Partiendo desde su propia historia personal, el autor de El gen logra encadenar de una manera bastante armónica anécdotas con avances efectivos que van desde los atolladeros del estudio de la herencia hasta el Proyecto de Genoma Humano y las divergencias éticas en torno a la edición de genes, que habilitan la posibilidad de borrar componentes genéticos que predisponen a una enfermedad o sumar componentes al código de un ser humano. Sin embargo, la historia de Mukherjee, por más interesante que sea, deja ver la hilacha. El afán científico de su enfoque encuentra maravillas en la genética, pero desliza un punto de vista que no puede ser sino polémico. Por ejemplo, en el capítulo “El último kilómetro”, retoma las investigaciones de Dean Hamer, quien, en 1993, publicaría en la revista Science un polémico artículo en el que presentó la posibilidad de identificar un gen que determinaría la sexualidad de una persona. Este trabajo trascendió con la idea de que se había hallado el “gen gay”. No hay, por parte del autor, un pronunciamiento en contra de esta idea y sí una tímida contemplación de la posibilidad de que diferentes elementos de la personalidad de alguien estén determinados por la disposición de sus genes. Varias reseñas de medios anglosajones insisten en esta especie de tibieza de Mukherjee, quien ganó fama internacional luego de publicar el libro El emperador de todos los males: una biografía del cáncer.
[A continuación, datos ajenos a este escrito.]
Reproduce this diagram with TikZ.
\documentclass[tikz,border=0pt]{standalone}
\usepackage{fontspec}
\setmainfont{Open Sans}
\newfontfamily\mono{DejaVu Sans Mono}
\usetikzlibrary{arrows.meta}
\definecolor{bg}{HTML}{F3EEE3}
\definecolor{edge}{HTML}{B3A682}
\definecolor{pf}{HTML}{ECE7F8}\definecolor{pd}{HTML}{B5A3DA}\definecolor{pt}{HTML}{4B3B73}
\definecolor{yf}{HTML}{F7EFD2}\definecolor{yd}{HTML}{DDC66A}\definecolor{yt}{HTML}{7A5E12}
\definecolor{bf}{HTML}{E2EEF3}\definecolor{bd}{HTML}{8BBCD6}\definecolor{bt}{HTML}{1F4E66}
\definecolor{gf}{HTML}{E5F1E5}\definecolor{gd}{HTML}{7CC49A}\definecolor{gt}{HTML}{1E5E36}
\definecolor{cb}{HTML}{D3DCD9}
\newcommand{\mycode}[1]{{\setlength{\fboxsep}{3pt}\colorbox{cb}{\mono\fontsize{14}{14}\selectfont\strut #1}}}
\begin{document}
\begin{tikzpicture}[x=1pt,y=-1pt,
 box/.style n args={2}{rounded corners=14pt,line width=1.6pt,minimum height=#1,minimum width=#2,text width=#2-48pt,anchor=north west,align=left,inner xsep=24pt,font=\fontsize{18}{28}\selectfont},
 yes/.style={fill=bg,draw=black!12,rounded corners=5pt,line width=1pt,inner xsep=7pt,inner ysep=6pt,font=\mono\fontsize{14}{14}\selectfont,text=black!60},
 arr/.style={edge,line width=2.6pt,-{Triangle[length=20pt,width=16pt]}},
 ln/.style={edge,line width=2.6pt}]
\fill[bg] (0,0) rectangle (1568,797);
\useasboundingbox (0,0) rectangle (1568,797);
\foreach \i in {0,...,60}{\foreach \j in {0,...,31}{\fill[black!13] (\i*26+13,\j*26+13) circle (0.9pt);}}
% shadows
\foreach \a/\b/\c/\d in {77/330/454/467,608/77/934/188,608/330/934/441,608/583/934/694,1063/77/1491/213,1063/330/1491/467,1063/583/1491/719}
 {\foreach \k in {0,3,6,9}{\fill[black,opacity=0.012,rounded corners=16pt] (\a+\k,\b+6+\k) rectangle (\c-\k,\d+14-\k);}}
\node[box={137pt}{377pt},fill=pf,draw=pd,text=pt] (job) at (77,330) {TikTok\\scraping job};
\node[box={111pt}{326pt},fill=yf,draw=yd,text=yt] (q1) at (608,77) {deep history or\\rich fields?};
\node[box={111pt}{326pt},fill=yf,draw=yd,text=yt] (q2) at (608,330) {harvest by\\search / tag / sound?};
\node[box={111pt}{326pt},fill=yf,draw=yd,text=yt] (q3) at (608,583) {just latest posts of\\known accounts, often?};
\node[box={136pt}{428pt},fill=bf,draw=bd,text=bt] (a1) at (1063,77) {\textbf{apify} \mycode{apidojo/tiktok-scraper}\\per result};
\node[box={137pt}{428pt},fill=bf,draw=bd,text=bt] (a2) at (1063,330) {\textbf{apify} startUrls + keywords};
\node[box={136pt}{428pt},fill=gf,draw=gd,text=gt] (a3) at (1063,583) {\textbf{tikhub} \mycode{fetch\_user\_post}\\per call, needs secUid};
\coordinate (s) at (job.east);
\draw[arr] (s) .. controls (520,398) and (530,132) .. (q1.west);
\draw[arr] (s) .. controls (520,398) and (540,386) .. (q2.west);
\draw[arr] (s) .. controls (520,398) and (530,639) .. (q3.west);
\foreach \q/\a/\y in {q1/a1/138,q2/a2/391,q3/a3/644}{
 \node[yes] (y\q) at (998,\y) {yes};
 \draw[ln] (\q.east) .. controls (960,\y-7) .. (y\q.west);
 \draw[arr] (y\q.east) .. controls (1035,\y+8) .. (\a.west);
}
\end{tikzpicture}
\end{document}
Casi parece proponer que la genética va en la dirección correcta en su búsqueda. ¿Acaso no es esa una de las principales formas en las que lo social determina con mayor contundencia cualquier investigación? Qué se busca, por qué, con qué objetivo. Ninguno de esos planteos preocupan al libro, que cuenta una amena historia que, hablando mal y pronto, sirvió de justificativo a una ideología que todavía estira sus patas en el siglo XXI. La eugenesia sigue siendo lo suficientemente tangible en el mundo actual como para darla por superada. Somos lo que somos, sí, es cierto. Pero, ¿qué somos?.